Short task: For the copy, please give all of the data again exactly and leave the pictures out.

[START OF Records to use]

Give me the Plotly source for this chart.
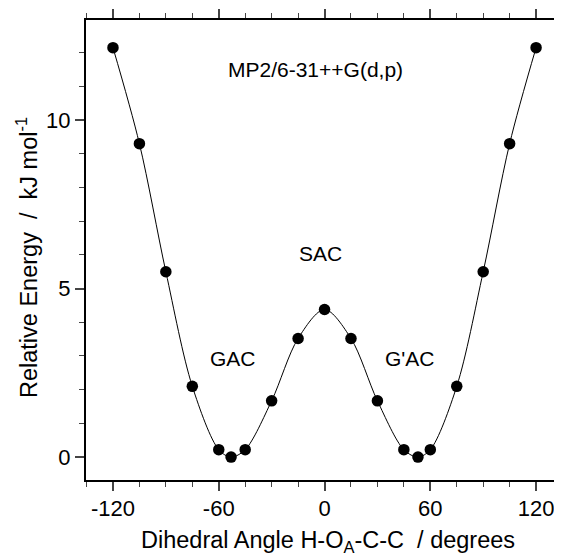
import plotly.graph_objects as go

angles = [-120, -105, -90, -75, -60, -53, -45, -30, -15, 0, 15, 30, 45, 53, 60, 75, 90, 105, 120]
energy = [12.15, 9.3, 5.5, 2.1, 0.22, 0.0, 0.22, 1.67, 3.52, 4.38, 3.52, 1.67, 0.22, 0.0, 0.22, 2.1, 5.5, 9.3, 12.15]
x_ticks = [-120, -60, 0, 60, 120]
x_tick_labels = ["-120", "-60", "0", "60", "120"]
y_ticks = [0, 5, 10]
y_tick_labels = ["0", "5", "10"]

font = "Liberation Sans, Arial, Helvetica, sans-serif"
NB = "\u00a0"

# page body has an 8px default margin; figure is sized/placed to compensate
W, H = 554, 548
L, R, T, B = 78, 0, 12, 76
PW, PH = W - L - R, H - T - B

fig = go.Figure()
fig.add_trace(go.Scatter(x=angles, y=energy, mode="lines",
                         line=dict(color="black", width=1, shape="spline", smoothing=0.9),
                         hoverinfo="skip", showlegend=False))
fig.add_trace(go.Scatter(x=angles, y=energy, mode="markers",
                         marker=dict(color="black", size=11.5), showlegend=False))

fig.update_layout(
    width=W, height=H,
    margin=dict(l=L, r=R, t=T, b=B),
    paper_bgcolor="white", plot_bgcolor="white",
    font=dict(family=font, size=21, color="black"),
    xaxis=dict(range=[-135.3, 134.7], tickvals=x_ticks, ticktext=x_tick_labels,
               ticks="outside", ticklen=9, tickwidth=1.5, automargin=False,
               ticklabelstandoff=-1,
               showline=True, linewidth=2, linecolor="black", mirror="ticks",
               showgrid=False, zeroline=False, tickfont=dict(size=22),
               minor=dict(dtick=15, tick0=0, ticks="outside", ticklen=5, tickwidth=1.2, showgrid=False)),
    yaxis=dict(range=[-0.68, 12.97], tickvals=y_ticks, ticktext=y_tick_labels,
               ticks="outside", ticklen=9, tickwidth=1.5, automargin=False,
               showline=True, linewidth=2, linecolor="black", mirror=False,
               showgrid=False, zeroline=False, tickfont=dict(size=22),
               minor=dict(dtick=1, tick0=0, ticks="outside", ticklen=5, tickwidth=1.2, showgrid=False)),
    annotations=[
        dict(x=-5.4, y=11.5, text="MP2/6-31++G(d,p)", showarrow=False, font=dict(size=21)),
        dict(x=-2.5, y=6.05, text="SAC", showarrow=False, font=dict(size=21)),
        dict(x=-52, y=2.94, text="GAC", showarrow=False, font=dict(size=21)),
        dict(x=48.5, y=2.94, text="G'AC", showarrow=False, font=dict(size=21)),
        dict(xref="paper", yref="paper", x=(328 - 8 - L) / PW, y=(472 - 533) / PH,
             text="Dihedral Angle H-O<sub>A</sub>-C-C" + NB + NB + "/ degrees", showarrow=False,
             font=dict(size=23.5), xanchor="center", yanchor="middle"),
        dict(xref="paper", yref="paper", x=(27 - 8 - L) / PW, y=(472 - 250) / PH,
             text="Relative Energy" + NB + NB + "/" + NB + NB + "kJ mol<sup>-1</sup>", showarrow=False,
             textangle=-90, font=dict(size=23.5), xanchor="center", yanchor="middle"),
    ],
)

fig.write_html("out.html")
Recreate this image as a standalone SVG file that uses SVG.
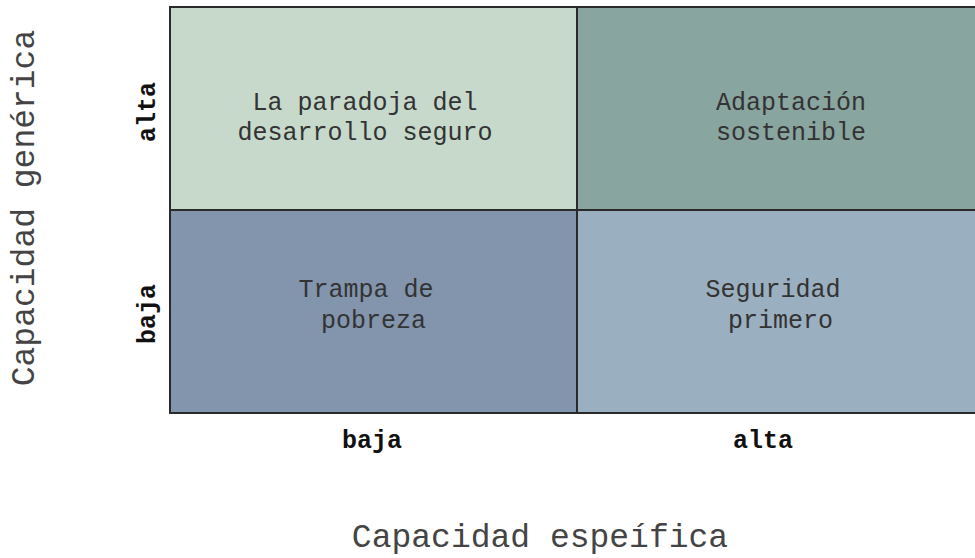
<svg xmlns="http://www.w3.org/2000/svg" width="975" height="558" viewBox="0 0 975 558">
<style>
.q{stroke:#2a2a2a;stroke-width:2}
.qt{font-family:"Liberation Mono","Courier New",monospace;font-size:25px;fill:#333;text-anchor:middle}
.lb{font-family:"Liberation Mono","Courier New",monospace;font-size:25px;font-weight:bold;fill:#111;text-anchor:middle}
.ax{font-family:"Liberation Mono","Courier New",monospace;font-size:33px;fill:#444;text-anchor:middle}
</style>
<rect width="975" height="558" fill="#ffffff"/>
<g id="q-tl">
<rect class="q" x="170" y="7" width="407" height="203" fill="#c6d9cb"/>
<text class="qt" x="365" y="110">La paradoja del</text>
<text class="qt" x="365" y="140">desarrollo seguro</text>
</g>
<g id="q-tr">
<rect class="q" x="577" y="7" width="400" height="203" fill="#89a5a0"/>
<text class="qt" x="791" y="110">Adaptación</text>
<text class="qt" x="791" y="140">sostenible</text>
</g>
<g id="q-bl">
<rect class="q" x="170" y="210" width="407" height="203" fill="#8295ad"/>
<text class="qt" x="366" y="297">Trampa de</text>
<text class="qt" x="366" y="328" xml:space="preserve"> pobreza</text>
</g>
<g id="q-br">
<rect class="q" x="577" y="210" width="400" height="203" fill="#9aafc0"/>
<text class="qt" x="773" y="297">Seguridad</text>
<text class="qt" x="773" y="328" xml:space="preserve"> primero</text>
</g>
<g id="labels">
<text class="lb" transform="translate(155,112) rotate(-90)">alta</text>
<text class="lb" transform="translate(155,314) rotate(-90)">baja</text>
<text class="lb" x="372" y="448">baja</text>
<text class="lb" x="763" y="448">alta</text>
</g>
<g id="axes">
<text class="ax" transform="translate(34,208) rotate(-90)">Capacidad genérica</text>
<text class="ax" x="540" y="547">Capacidad espeífica</text>
</g>
</svg>
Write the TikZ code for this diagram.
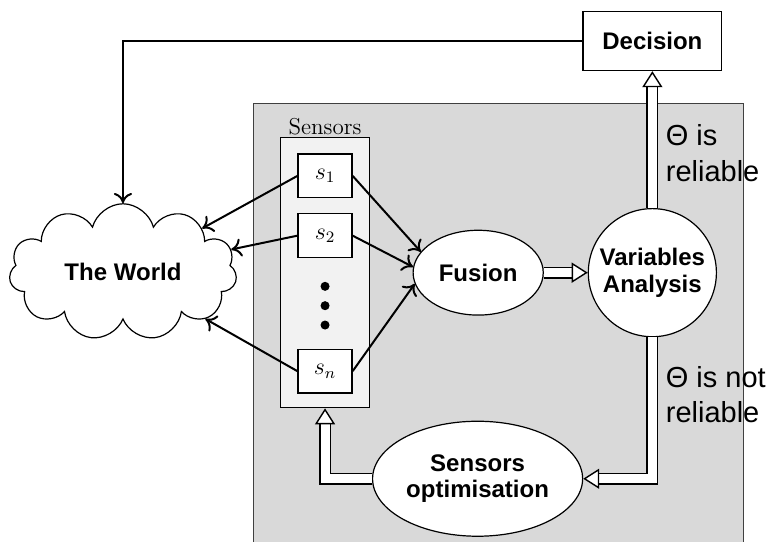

[END OF Records to use]

Exercise result:
Give me the Plotly source for this chart.
import plotly.graph_objects as go

angles = [-120, -105, -90, -75, -60, -53, -45, -30, -15, 0, 15, 30, 45, 53, 60, 75, 90, 105, 120]
energy = [12.15, 9.3, 5.5, 2.1, 0.22, 0.0, 0.22, 1.67, 3.52, 4.38, 3.52, 1.67, 0.22, 0.0, 0.22, 2.1, 5.5, 9.3, 12.15]
x_ticks = [-120, -60, 0, 60, 120]
x_tick_labels = ["-120", "-60", "0", "60", "120"]
y_ticks = [0, 5, 10]
y_tick_labels = ["0", "5", "10"]

font = "Liberation Sans, Arial, Helvetica, sans-serif"
NB = "\u00a0"

# page body has an 8px default margin; figure is sized/placed to compensate
W, H = 554, 548
L, R, T, B = 78, 0, 12, 76
PW, PH = W - L - R, H - T - B

fig = go.Figure()
fig.add_trace(go.Scatter(x=angles, y=energy, mode="lines",
                         line=dict(color="black", width=1, shape="spline", smoothing=0.9),
                         hoverinfo="skip", showlegend=False))
fig.add_trace(go.Scatter(x=angles, y=energy, mode="markers",
                         marker=dict(color="black", size=11.5), showlegend=False))

fig.update_layout(
    width=W, height=H,
    margin=dict(l=L, r=R, t=T, b=B),
    paper_bgcolor="white", plot_bgcolor="white",
    font=dict(family=font, size=21, color="black"),
    xaxis=dict(range=[-135.3, 134.7], tickvals=x_ticks, ticktext=x_tick_labels,
               ticks="outside", ticklen=9, tickwidth=1.5, automargin=False,
               ticklabelstandoff=-1,
               showline=True, linewidth=2, linecolor="black", mirror="ticks",
               showgrid=False, zeroline=False, tickfont=dict(size=22),
               minor=dict(dtick=15, tick0=0, ticks="outside", ticklen=5, tickwidth=1.2, showgrid=False)),
    yaxis=dict(range=[-0.68, 12.97], tickvals=y_ticks, ticktext=y_tick_labels,
               ticks="outside", ticklen=9, tickwidth=1.5, automargin=False,
               showline=True, linewidth=2, linecolor="black", mirror=False,
               showgrid=False, zeroline=False, tickfont=dict(size=22),
               minor=dict(dtick=1, tick0=0, ticks="outside", ticklen=5, tickwidth=1.2, showgrid=False)),
    annotations=[
        dict(x=-5.4, y=11.5, text="MP2/6-31++G(d,p)", showarrow=False, font=dict(size=21)),
        dict(x=-2.5, y=6.05, text="SAC", showarrow=False, font=dict(size=21)),
        dict(x=-52, y=2.94, text="GAC", showarrow=False, font=dict(size=21)),
        dict(x=48.5, y=2.94, text="G'AC", showarrow=False, font=dict(size=21)),
        dict(xref="paper", yref="paper", x=(328 - 8 - L) / PW, y=(472 - 533) / PH,
             text="Dihedral Angle H-O<sub>A</sub>-C-C" + NB + NB + "/ degrees", showarrow=False,
             font=dict(size=23.5), xanchor="center", yanchor="middle"),
        dict(xref="paper", yref="paper", x=(27 - 8 - L) / PW, y=(472 - 250) / PH,
             text="Relative Energy" + NB + NB + "/" + NB + NB + "kJ mol<sup>-1</sup>", showarrow=False,
             textangle=-90, font=dict(size=23.5), xanchor="center", yanchor="middle"),
    ],
)

fig.write_html("out.html")
Recreate this image as a standalone SVG file that uses SVG.
<svg xmlns="http://www.w3.org/2000/svg" width="975" height="558" viewBox="0 0 975 558">
<style>
.q{stroke:#2a2a2a;stroke-width:2}
.qt{font-family:"Liberation Mono","Courier New",monospace;font-size:25px;fill:#333;text-anchor:middle}
.lb{font-family:"Liberation Mono","Courier New",monospace;font-size:25px;font-weight:bold;fill:#111;text-anchor:middle}
.ax{font-family:"Liberation Mono","Courier New",monospace;font-size:33px;fill:#444;text-anchor:middle}
</style>
<rect width="975" height="558" fill="#ffffff"/>
<g id="q-tl">
<rect class="q" x="170" y="7" width="407" height="203" fill="#c6d9cb"/>
<text class="qt" x="365" y="110">La paradoja del</text>
<text class="qt" x="365" y="140">desarrollo seguro</text>
</g>
<g id="q-tr">
<rect class="q" x="577" y="7" width="400" height="203" fill="#89a5a0"/>
<text class="qt" x="791" y="110">Adaptación</text>
<text class="qt" x="791" y="140">sostenible</text>
</g>
<g id="q-bl">
<rect class="q" x="170" y="210" width="407" height="203" fill="#8295ad"/>
<text class="qt" x="366" y="297">Trampa de</text>
<text class="qt" x="366" y="328" xml:space="preserve"> pobreza</text>
</g>
<g id="q-br">
<rect class="q" x="577" y="210" width="400" height="203" fill="#9aafc0"/>
<text class="qt" x="773" y="297">Seguridad</text>
<text class="qt" x="773" y="328" xml:space="preserve"> primero</text>
</g>
<g id="labels">
<text class="lb" transform="translate(155,112) rotate(-90)">alta</text>
<text class="lb" transform="translate(155,314) rotate(-90)">baja</text>
<text class="lb" x="372" y="448">baja</text>
<text class="lb" x="763" y="448">alta</text>
</g>
<g id="axes">
<text class="ax" transform="translate(34,208) rotate(-90)">Capacidad genérica</text>
<text class="ax" x="540" y="547">Capacidad espeífica</text>
</g>
</svg>
Write the TikZ code for this diagram.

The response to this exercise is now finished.